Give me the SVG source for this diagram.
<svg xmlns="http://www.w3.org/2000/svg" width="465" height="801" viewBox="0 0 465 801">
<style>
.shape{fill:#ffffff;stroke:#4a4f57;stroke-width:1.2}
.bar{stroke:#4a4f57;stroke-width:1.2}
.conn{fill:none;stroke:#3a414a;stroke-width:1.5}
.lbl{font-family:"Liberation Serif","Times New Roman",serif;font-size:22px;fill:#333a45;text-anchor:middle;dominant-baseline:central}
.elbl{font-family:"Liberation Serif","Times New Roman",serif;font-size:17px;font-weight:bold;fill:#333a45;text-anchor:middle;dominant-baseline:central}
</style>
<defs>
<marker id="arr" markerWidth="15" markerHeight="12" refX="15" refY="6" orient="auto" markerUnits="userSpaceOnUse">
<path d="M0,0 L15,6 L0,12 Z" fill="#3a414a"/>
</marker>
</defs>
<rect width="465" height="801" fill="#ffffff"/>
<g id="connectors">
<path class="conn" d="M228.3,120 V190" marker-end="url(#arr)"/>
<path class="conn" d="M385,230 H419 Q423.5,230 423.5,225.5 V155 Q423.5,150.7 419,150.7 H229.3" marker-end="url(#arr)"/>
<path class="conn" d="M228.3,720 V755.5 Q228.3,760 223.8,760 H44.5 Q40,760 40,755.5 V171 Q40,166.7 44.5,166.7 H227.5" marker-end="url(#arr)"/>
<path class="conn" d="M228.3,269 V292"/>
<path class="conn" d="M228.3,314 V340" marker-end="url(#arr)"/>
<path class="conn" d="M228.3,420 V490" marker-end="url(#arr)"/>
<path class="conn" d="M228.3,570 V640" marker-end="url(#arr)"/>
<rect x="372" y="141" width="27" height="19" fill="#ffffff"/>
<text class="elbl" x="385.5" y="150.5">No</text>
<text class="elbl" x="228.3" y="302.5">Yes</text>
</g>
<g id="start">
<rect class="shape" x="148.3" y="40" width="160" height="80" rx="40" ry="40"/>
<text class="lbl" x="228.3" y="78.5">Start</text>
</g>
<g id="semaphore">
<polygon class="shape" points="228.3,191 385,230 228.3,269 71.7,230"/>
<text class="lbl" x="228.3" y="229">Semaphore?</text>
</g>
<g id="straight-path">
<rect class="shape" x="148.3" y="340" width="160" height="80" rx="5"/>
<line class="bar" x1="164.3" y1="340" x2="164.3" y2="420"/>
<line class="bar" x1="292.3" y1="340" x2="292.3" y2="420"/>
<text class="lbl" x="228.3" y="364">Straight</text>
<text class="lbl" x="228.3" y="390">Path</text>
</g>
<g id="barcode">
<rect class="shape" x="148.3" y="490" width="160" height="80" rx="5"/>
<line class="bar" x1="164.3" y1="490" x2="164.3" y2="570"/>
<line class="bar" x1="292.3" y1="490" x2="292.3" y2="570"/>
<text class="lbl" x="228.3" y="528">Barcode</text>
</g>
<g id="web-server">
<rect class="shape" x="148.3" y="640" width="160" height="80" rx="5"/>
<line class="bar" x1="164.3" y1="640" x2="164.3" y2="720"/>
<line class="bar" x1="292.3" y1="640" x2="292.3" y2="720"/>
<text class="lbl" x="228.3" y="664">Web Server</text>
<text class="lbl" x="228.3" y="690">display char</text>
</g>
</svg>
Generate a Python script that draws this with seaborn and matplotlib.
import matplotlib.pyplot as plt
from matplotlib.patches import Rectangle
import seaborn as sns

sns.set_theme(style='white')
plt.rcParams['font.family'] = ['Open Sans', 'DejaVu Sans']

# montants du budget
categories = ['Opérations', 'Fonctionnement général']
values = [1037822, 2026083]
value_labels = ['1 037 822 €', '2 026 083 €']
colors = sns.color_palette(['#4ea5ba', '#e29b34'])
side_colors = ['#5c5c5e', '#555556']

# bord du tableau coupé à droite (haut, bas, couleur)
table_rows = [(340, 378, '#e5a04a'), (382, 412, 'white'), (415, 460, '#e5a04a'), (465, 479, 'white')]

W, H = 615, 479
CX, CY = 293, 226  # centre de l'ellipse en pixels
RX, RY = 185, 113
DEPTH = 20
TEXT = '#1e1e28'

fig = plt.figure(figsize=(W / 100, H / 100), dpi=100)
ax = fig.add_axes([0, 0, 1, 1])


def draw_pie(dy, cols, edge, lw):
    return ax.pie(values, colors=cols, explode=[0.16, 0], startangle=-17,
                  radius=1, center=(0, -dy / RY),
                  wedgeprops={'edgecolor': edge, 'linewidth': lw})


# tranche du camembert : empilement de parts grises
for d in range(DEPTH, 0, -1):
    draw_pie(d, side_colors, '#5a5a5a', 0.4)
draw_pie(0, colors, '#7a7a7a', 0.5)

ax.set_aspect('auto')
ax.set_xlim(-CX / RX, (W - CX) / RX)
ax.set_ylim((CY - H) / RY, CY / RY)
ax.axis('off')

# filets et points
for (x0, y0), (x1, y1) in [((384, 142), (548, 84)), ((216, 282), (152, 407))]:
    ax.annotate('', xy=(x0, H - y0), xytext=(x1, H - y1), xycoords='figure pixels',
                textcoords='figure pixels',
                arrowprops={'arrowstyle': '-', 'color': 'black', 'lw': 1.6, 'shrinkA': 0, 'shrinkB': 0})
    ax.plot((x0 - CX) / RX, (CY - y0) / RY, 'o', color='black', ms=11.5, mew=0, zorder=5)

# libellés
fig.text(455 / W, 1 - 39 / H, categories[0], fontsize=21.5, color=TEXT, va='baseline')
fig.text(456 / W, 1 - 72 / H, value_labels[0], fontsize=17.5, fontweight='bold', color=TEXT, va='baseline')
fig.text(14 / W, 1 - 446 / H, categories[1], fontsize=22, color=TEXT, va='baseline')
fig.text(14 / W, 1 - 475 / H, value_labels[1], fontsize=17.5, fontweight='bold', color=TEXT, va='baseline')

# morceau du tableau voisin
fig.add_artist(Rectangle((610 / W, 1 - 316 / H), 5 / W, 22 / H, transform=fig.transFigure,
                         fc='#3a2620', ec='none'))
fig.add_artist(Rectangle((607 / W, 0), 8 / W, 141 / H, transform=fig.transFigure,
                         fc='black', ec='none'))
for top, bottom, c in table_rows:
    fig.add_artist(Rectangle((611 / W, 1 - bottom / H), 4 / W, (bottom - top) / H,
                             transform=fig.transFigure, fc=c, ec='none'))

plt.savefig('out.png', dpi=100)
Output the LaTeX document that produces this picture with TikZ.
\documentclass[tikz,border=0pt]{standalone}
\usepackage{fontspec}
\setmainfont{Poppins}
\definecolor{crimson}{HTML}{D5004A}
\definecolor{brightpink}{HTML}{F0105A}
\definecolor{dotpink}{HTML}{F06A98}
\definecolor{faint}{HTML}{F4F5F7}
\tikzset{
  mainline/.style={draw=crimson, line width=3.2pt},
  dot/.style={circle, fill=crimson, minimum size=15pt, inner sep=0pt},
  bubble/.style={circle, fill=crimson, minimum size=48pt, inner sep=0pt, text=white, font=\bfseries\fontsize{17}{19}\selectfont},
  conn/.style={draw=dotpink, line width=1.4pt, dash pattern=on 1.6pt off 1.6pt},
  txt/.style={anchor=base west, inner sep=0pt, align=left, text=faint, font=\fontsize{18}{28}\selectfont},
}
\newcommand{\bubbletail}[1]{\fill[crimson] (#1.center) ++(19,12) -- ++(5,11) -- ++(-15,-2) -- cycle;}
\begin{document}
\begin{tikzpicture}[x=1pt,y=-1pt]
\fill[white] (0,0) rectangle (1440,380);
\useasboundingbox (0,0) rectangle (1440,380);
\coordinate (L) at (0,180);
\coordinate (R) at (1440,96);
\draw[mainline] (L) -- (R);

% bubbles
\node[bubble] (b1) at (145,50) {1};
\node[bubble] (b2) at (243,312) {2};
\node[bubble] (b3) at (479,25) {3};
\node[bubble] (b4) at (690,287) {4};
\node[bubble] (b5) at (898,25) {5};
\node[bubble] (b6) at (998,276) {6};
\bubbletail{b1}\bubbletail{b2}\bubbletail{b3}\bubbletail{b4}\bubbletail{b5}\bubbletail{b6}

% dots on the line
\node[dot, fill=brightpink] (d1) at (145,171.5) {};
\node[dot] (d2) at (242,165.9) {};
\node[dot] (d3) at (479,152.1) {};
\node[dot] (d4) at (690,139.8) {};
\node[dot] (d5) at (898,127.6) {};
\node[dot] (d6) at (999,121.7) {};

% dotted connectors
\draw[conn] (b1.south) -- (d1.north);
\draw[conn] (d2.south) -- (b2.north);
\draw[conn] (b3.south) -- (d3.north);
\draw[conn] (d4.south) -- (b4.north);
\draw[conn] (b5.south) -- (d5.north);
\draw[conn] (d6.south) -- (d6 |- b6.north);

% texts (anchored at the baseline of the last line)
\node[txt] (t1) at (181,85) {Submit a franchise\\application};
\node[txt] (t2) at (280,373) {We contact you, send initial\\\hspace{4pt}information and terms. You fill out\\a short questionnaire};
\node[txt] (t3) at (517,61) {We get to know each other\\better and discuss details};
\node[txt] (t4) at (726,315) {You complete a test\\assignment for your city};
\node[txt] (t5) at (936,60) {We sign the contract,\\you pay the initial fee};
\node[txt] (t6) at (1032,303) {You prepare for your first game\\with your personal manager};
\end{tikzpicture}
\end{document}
+ + + + + + +
[Given instruction]
Quote word for word every line from the one that has "Output the LaTeX" through the one that has "(d6 |- b6.north);".

[Solution to the exercise]
Output the LaTeX document that produces this picture with TikZ.
\documentclass[tikz,border=0pt]{standalone}
\usepackage{fontspec}
\setmainfont{Poppins}
\definecolor{crimson}{HTML}{D5004A}
\definecolor{brightpink}{HTML}{F0105A}
\definecolor{dotpink}{HTML}{F06A98}
\definecolor{faint}{HTML}{F4F5F7}
\tikzset{
  mainline/.style={draw=crimson, line width=3.2pt},
  dot/.style={circle, fill=crimson, minimum size=15pt, inner sep=0pt},
  bubble/.style={circle, fill=crimson, minimum size=48pt, inner sep=0pt, text=white, font=\bfseries\fontsize{17}{19}\selectfont},
  conn/.style={draw=dotpink, line width=1.4pt, dash pattern=on 1.6pt off 1.6pt},
  txt/.style={anchor=base west, inner sep=0pt, align=left, text=faint, font=\fontsize{18}{28}\selectfont},
}
\newcommand{\bubbletail}[1]{\fill[crimson] (#1.center) ++(19,12) -- ++(5,11) -- ++(-15,-2) -- cycle;}
\begin{document}
\begin{tikzpicture}[x=1pt,y=-1pt]
\fill[white] (0,0) rectangle (1440,380);
\useasboundingbox (0,0) rectangle (1440,380);
\coordinate (L) at (0,180);
\coordinate (R) at (1440,96);
\draw[mainline] (L) -- (R);

% bubbles
\node[bubble] (b1) at (145,50) {1};
\node[bubble] (b2) at (243,312) {2};
\node[bubble] (b3) at (479,25) {3};
\node[bubble] (b4) at (690,287) {4};
\node[bubble] (b5) at (898,25) {5};
\node[bubble] (b6) at (998,276) {6};
\bubbletail{b1}\bubbletail{b2}\bubbletail{b3}\bubbletail{b4}\bubbletail{b5}\bubbletail{b6}

% dots on the line
\node[dot, fill=brightpink] (d1) at (145,171.5) {};
\node[dot] (d2) at (242,165.9) {};
\node[dot] (d3) at (479,152.1) {};
\node[dot] (d4) at (690,139.8) {};
\node[dot] (d5) at (898,127.6) {};
\node[dot] (d6) at (999,121.7) {};

% dotted connectors
\draw[conn] (b1.south) -- (d1.north);
\draw[conn] (d2.south) -- (b2.north);
\draw[conn] (b3.south) -- (d3.north);
\draw[conn] (d4.south) -- (b4.north);
\draw[conn] (b5.south) -- (d5.north);
\draw[conn] (d6.south) -- (d6 |- b6.north);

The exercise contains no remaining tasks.